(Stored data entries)
———

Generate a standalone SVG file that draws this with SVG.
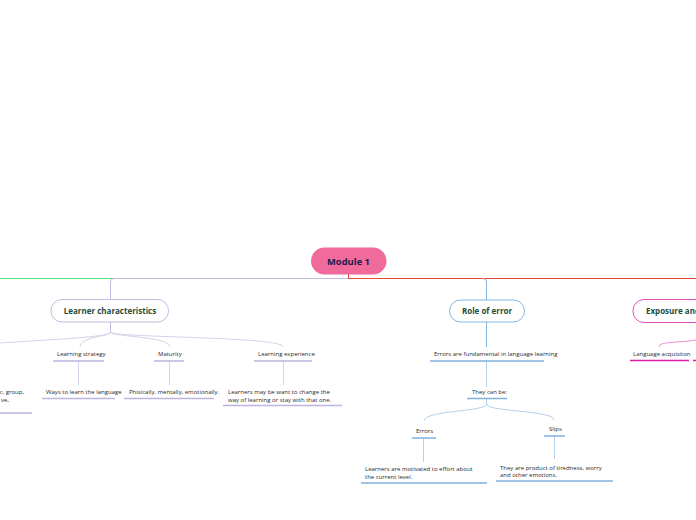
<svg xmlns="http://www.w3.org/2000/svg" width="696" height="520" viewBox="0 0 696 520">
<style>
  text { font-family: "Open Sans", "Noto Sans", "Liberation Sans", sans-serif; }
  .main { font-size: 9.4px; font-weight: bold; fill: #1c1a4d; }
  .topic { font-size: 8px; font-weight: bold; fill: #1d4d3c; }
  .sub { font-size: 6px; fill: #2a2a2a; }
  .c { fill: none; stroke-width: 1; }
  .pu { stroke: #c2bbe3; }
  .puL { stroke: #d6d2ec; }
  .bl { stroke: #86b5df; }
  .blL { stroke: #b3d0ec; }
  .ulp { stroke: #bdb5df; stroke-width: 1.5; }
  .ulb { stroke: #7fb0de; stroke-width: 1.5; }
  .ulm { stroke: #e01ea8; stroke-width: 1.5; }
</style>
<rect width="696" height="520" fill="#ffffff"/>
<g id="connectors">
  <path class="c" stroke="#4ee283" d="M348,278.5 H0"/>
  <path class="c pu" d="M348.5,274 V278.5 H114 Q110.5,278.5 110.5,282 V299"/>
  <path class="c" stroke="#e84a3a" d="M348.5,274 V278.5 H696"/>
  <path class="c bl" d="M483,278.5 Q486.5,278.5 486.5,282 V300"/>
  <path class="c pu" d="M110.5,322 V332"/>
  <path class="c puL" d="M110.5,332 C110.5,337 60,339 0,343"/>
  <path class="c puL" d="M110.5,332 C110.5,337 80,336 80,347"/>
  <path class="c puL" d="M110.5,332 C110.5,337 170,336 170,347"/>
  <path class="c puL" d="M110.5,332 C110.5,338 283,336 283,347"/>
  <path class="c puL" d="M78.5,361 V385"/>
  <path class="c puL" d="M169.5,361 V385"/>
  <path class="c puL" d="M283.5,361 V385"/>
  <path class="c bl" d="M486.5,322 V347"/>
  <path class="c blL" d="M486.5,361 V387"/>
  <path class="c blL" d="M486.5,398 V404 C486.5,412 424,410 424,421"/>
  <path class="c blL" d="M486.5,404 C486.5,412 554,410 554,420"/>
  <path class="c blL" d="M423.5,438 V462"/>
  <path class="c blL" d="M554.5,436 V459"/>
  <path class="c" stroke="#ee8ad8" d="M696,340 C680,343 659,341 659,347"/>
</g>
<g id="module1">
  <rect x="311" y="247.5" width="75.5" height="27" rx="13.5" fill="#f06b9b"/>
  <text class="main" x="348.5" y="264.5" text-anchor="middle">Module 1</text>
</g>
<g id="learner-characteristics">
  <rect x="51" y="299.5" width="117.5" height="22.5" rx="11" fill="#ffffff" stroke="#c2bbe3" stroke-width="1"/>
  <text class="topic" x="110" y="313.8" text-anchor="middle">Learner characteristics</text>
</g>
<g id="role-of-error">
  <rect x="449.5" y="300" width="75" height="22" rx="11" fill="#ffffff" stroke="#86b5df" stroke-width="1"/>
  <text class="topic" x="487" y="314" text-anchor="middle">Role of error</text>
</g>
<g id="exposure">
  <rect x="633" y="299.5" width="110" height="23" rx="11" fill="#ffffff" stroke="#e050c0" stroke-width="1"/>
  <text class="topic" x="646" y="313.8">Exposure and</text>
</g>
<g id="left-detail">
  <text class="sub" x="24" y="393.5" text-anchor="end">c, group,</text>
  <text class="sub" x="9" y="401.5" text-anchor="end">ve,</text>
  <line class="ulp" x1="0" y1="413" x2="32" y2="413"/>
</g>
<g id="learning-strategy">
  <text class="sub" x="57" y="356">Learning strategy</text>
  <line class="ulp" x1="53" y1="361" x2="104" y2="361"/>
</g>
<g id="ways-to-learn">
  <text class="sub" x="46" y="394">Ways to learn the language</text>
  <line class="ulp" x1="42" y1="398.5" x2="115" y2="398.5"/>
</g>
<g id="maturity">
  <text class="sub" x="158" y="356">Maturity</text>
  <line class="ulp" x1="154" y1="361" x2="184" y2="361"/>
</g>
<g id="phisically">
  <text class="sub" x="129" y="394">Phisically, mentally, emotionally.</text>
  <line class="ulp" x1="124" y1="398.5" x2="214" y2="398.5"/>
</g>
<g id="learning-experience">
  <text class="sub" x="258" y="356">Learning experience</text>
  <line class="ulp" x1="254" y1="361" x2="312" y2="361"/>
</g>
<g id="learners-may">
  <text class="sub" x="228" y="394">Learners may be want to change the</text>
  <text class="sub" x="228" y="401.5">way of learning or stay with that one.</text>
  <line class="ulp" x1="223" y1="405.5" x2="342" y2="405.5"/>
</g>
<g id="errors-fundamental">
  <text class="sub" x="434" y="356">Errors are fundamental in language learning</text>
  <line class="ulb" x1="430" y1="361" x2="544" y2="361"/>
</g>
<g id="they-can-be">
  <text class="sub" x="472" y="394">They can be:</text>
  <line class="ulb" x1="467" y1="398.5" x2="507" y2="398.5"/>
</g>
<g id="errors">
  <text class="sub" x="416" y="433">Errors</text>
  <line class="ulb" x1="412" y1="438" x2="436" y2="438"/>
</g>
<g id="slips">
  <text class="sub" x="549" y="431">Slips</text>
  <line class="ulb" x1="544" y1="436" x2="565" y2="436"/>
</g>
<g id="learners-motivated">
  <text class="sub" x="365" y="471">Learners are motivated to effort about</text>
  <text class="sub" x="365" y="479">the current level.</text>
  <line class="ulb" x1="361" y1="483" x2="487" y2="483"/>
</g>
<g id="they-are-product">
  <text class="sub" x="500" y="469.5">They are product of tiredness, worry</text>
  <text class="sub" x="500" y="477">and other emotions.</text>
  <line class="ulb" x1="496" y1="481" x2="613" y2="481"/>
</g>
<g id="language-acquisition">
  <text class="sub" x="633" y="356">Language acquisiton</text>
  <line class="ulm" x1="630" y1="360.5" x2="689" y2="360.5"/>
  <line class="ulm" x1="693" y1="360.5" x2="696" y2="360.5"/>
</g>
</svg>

———

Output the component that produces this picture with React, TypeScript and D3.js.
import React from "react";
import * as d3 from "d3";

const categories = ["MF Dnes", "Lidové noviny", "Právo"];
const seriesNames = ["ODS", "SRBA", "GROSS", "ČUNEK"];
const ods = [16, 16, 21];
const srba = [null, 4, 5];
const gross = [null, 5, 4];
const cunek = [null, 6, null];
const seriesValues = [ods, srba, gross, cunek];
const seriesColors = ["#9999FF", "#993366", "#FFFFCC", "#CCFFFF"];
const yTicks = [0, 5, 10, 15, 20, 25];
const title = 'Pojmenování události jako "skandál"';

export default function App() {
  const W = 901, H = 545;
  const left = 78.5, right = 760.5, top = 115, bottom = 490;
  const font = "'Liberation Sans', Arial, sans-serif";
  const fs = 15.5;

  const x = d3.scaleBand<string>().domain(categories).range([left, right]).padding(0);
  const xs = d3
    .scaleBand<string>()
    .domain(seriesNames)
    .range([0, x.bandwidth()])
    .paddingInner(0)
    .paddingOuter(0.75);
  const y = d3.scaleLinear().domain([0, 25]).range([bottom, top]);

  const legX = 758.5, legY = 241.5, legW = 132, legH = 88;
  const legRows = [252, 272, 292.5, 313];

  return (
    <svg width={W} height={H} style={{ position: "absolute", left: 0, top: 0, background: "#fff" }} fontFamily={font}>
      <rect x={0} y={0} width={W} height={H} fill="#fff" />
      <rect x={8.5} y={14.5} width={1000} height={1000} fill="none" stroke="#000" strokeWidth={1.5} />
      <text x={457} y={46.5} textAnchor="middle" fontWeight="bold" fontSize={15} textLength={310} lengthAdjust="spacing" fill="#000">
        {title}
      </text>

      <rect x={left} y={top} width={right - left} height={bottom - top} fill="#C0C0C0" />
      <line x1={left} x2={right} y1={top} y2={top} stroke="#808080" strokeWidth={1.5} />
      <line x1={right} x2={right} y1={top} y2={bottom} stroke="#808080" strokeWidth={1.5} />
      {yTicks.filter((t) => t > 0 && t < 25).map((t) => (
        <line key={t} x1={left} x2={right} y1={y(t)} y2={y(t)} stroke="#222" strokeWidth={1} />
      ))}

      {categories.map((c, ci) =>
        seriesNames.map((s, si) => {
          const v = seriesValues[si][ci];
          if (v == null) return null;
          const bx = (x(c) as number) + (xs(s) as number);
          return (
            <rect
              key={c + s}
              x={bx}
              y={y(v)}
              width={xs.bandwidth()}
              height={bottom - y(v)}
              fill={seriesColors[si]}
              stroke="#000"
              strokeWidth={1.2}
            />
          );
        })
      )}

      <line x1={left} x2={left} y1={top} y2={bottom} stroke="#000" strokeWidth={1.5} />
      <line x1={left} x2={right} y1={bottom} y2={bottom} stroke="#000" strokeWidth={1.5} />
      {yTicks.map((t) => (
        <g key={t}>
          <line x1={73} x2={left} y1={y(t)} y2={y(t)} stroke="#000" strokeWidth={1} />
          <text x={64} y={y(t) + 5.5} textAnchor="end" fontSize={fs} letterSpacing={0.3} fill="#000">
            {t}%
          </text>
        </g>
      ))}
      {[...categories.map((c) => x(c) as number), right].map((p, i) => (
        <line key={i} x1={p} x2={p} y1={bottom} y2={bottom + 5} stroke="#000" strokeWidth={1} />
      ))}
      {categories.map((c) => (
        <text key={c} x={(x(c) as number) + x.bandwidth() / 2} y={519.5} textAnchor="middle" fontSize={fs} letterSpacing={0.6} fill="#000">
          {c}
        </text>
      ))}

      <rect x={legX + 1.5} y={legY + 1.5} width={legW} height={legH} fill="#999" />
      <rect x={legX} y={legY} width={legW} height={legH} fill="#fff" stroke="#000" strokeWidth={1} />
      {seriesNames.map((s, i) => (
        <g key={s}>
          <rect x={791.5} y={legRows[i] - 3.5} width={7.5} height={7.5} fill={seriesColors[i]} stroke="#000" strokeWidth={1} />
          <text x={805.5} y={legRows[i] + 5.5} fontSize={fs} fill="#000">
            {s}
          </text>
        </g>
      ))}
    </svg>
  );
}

———

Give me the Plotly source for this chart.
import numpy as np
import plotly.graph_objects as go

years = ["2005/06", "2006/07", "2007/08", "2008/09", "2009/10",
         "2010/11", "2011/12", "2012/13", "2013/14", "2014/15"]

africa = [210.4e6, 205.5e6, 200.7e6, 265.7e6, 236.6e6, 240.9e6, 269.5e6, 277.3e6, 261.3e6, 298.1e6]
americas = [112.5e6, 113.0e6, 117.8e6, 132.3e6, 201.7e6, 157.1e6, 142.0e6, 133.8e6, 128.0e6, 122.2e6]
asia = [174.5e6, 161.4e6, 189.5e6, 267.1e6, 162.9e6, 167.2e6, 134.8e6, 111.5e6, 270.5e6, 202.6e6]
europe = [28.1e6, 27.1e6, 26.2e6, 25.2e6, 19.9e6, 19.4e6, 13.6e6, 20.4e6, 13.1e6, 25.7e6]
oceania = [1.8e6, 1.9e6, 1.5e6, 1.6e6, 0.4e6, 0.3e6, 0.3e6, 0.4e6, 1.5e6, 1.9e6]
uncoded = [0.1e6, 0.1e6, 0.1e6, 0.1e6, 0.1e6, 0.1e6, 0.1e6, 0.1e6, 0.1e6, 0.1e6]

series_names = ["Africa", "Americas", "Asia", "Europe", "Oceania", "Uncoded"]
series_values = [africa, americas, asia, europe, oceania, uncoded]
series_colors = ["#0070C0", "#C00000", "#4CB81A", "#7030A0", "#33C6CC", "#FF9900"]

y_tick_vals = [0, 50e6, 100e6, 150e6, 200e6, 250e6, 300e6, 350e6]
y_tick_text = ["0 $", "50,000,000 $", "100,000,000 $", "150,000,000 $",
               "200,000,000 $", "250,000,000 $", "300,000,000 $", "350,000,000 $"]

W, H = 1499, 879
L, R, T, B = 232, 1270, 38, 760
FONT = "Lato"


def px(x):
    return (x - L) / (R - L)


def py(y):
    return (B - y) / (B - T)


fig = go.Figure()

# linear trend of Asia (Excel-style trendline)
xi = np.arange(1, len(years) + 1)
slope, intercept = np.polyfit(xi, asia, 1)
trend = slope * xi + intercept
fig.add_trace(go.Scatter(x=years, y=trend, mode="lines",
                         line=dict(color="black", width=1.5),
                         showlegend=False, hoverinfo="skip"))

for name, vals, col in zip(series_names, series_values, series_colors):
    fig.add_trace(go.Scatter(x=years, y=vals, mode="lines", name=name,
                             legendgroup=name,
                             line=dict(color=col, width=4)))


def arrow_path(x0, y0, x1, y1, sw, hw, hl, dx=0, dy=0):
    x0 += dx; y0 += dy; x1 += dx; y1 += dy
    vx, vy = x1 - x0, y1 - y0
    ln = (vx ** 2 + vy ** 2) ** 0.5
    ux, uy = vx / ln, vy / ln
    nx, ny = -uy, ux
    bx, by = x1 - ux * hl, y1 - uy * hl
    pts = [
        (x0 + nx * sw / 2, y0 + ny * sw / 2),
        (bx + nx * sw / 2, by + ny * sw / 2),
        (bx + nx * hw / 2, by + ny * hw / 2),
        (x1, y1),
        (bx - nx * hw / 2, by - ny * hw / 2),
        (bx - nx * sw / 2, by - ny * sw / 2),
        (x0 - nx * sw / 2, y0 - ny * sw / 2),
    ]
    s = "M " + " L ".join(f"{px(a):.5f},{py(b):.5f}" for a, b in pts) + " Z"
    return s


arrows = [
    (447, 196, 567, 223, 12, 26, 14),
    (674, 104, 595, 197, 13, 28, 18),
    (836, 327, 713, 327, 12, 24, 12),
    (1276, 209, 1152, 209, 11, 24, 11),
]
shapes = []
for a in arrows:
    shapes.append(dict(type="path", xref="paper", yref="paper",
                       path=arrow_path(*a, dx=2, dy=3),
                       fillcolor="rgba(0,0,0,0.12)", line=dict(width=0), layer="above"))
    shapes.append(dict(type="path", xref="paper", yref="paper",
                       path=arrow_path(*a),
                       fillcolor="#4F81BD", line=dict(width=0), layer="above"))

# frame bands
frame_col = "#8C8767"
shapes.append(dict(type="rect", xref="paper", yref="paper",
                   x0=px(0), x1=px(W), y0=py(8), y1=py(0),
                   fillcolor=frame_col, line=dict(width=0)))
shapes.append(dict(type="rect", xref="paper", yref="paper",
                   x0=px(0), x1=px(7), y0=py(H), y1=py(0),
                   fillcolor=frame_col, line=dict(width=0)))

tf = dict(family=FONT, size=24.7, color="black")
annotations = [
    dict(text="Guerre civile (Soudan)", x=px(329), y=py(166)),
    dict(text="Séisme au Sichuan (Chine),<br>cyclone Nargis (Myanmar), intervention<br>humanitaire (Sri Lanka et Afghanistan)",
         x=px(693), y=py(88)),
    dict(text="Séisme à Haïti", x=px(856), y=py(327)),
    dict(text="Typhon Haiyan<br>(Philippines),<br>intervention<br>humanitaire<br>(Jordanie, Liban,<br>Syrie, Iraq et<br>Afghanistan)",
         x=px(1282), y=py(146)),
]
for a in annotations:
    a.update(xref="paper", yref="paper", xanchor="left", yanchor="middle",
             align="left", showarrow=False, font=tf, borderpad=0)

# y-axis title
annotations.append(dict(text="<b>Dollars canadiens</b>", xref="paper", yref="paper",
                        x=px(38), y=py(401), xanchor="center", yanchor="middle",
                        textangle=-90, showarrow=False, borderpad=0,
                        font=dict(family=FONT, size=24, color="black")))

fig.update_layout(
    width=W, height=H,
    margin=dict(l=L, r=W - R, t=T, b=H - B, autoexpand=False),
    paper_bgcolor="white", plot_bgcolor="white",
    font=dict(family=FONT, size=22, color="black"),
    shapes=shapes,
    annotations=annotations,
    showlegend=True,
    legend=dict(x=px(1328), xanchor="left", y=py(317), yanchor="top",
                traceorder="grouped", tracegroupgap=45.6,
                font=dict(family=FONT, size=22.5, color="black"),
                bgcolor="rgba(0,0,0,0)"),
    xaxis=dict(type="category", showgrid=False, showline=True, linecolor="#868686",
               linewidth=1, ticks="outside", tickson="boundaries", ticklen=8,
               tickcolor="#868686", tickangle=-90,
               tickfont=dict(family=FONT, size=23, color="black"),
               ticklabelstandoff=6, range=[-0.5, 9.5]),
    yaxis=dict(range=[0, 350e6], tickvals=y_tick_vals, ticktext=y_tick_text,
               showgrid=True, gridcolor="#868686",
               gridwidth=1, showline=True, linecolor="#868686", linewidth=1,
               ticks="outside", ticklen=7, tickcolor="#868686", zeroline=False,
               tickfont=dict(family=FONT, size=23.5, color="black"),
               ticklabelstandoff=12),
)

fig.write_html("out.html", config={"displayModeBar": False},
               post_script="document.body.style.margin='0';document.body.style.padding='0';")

———

* Instructions for the task:
Give back exactly the stretch that opens on the line with "Output the component" and closes on the line with "const title = 'Pojmenování".

* Full solution:
Output the component that produces this picture with React, TypeScript and D3.js.
import React from "react";
import * as d3 from "d3";

const categories = ["MF Dnes", "Lidové noviny", "Právo"];
const seriesNames = ["ODS", "SRBA", "GROSS", "ČUNEK"];
const ods = [16, 16, 21];
const srba = [null, 4, 5];
const gross = [null, 5, 4];
const cunek = [null, 6, null];
const seriesValues = [ods, srba, gross, cunek];
const seriesColors = ["#9999FF", "#993366", "#FFFFCC", "#CCFFFF"];
const yTicks = [0, 5, 10, 15, 20, 25];
const title = 'Pojmenování události jako "skandál"';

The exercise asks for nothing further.